| Task directions |
Identify, in the records below, every line where the string "this" appears, and copy each such line.

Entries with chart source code
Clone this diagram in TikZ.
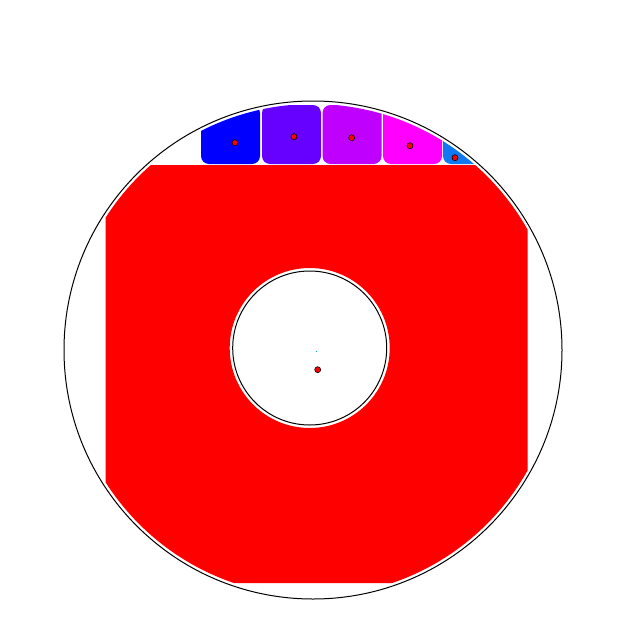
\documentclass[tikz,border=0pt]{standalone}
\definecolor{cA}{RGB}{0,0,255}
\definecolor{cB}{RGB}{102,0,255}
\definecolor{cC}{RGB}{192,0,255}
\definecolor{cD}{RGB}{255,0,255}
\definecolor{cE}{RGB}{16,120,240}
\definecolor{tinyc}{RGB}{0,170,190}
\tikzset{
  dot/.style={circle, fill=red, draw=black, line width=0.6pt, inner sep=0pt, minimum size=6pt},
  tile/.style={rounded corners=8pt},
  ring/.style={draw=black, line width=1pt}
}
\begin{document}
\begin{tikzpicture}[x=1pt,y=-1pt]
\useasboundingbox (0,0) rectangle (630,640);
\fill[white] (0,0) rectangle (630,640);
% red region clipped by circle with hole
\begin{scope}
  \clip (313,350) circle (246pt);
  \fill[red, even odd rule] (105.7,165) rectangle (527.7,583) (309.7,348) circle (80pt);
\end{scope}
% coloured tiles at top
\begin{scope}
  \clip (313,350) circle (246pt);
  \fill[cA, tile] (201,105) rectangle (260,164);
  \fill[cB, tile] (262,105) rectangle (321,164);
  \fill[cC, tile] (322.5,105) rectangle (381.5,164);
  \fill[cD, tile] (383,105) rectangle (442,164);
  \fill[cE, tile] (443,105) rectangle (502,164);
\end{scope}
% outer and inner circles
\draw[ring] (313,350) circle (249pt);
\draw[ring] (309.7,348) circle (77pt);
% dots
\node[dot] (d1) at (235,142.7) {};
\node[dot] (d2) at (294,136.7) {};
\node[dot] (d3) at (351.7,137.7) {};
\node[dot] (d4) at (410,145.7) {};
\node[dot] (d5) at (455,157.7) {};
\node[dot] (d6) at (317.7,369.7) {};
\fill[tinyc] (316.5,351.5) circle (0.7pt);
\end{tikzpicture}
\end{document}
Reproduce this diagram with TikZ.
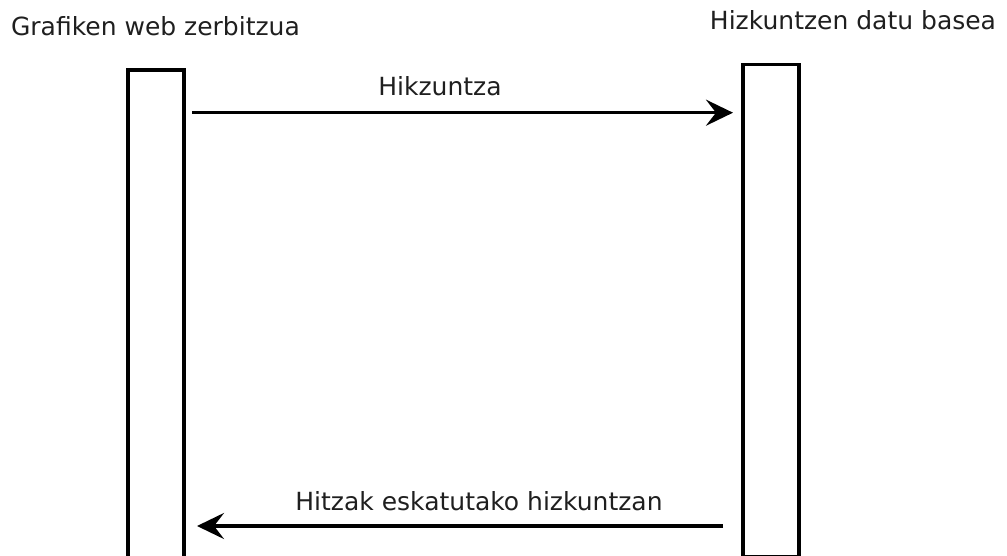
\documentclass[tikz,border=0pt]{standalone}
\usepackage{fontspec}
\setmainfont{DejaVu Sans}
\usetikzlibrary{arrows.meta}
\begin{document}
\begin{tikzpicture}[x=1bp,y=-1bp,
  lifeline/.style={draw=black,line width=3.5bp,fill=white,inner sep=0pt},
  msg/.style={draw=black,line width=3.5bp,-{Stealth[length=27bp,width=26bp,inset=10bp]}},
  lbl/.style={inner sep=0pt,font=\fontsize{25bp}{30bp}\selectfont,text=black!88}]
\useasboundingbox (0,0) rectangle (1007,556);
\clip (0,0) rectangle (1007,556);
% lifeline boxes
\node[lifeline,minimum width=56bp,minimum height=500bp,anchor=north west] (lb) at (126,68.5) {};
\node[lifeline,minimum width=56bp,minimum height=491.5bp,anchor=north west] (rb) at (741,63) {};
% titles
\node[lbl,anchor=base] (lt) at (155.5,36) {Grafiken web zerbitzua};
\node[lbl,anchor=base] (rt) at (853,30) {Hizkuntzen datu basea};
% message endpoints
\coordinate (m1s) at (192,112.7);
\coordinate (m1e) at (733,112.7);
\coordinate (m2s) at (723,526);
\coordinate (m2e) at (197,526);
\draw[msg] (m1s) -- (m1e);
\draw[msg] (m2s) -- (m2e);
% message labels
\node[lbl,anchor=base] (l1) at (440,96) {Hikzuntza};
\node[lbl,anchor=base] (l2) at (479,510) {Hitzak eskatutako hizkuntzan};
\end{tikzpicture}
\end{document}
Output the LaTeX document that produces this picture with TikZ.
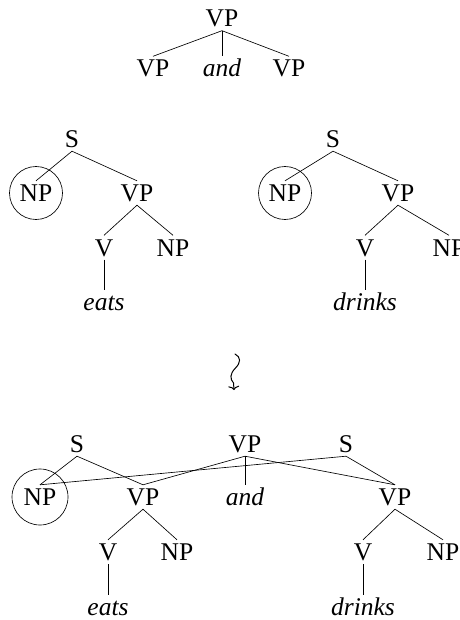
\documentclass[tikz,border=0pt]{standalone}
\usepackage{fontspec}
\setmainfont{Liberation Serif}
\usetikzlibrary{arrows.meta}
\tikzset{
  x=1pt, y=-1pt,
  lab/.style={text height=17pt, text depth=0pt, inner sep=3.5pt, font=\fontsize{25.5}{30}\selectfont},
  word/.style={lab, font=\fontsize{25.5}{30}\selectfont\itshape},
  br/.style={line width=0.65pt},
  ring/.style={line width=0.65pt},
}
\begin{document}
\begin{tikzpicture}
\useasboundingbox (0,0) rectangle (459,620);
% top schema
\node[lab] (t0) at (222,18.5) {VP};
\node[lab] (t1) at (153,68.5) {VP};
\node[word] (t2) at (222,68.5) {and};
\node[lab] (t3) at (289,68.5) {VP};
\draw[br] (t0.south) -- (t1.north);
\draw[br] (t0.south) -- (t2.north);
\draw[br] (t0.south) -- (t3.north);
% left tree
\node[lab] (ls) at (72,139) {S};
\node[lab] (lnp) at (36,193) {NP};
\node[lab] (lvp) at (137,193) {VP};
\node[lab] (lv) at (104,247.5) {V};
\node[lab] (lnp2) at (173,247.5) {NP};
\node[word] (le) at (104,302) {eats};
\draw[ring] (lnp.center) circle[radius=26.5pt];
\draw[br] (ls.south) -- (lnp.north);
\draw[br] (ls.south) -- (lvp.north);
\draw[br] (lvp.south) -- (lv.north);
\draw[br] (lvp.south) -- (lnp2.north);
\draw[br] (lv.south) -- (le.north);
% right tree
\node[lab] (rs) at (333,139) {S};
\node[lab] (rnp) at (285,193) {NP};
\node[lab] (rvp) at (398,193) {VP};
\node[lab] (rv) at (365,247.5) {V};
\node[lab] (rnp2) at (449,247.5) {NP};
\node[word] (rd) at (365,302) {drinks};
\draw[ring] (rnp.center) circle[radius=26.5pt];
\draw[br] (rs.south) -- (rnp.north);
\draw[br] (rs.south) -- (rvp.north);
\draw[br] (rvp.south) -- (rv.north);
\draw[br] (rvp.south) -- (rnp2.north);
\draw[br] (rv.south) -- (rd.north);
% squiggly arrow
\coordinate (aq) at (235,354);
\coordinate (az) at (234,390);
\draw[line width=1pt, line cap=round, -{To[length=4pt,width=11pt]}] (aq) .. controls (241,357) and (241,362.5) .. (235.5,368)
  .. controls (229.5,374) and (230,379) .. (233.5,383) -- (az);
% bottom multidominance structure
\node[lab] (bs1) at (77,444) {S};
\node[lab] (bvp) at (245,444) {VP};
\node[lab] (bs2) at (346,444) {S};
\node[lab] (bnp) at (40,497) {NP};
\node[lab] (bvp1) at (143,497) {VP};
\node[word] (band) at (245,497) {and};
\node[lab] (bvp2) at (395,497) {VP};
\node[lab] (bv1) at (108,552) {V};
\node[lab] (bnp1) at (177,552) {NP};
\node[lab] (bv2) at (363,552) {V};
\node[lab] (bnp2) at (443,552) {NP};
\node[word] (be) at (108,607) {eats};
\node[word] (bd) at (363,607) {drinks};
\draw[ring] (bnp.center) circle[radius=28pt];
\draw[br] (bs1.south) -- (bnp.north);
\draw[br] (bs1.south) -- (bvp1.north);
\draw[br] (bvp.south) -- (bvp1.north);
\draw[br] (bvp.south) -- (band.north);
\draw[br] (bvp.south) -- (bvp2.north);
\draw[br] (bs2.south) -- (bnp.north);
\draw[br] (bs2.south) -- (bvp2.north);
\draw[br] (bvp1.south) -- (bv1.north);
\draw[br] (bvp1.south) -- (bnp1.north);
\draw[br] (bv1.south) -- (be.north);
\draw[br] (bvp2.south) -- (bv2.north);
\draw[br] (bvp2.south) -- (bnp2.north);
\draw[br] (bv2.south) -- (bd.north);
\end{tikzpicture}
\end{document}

| Exercise solution |
Clone this diagram in TikZ.
Reproduce this diagram with TikZ.
Output the LaTeX document that produces this picture with TikZ.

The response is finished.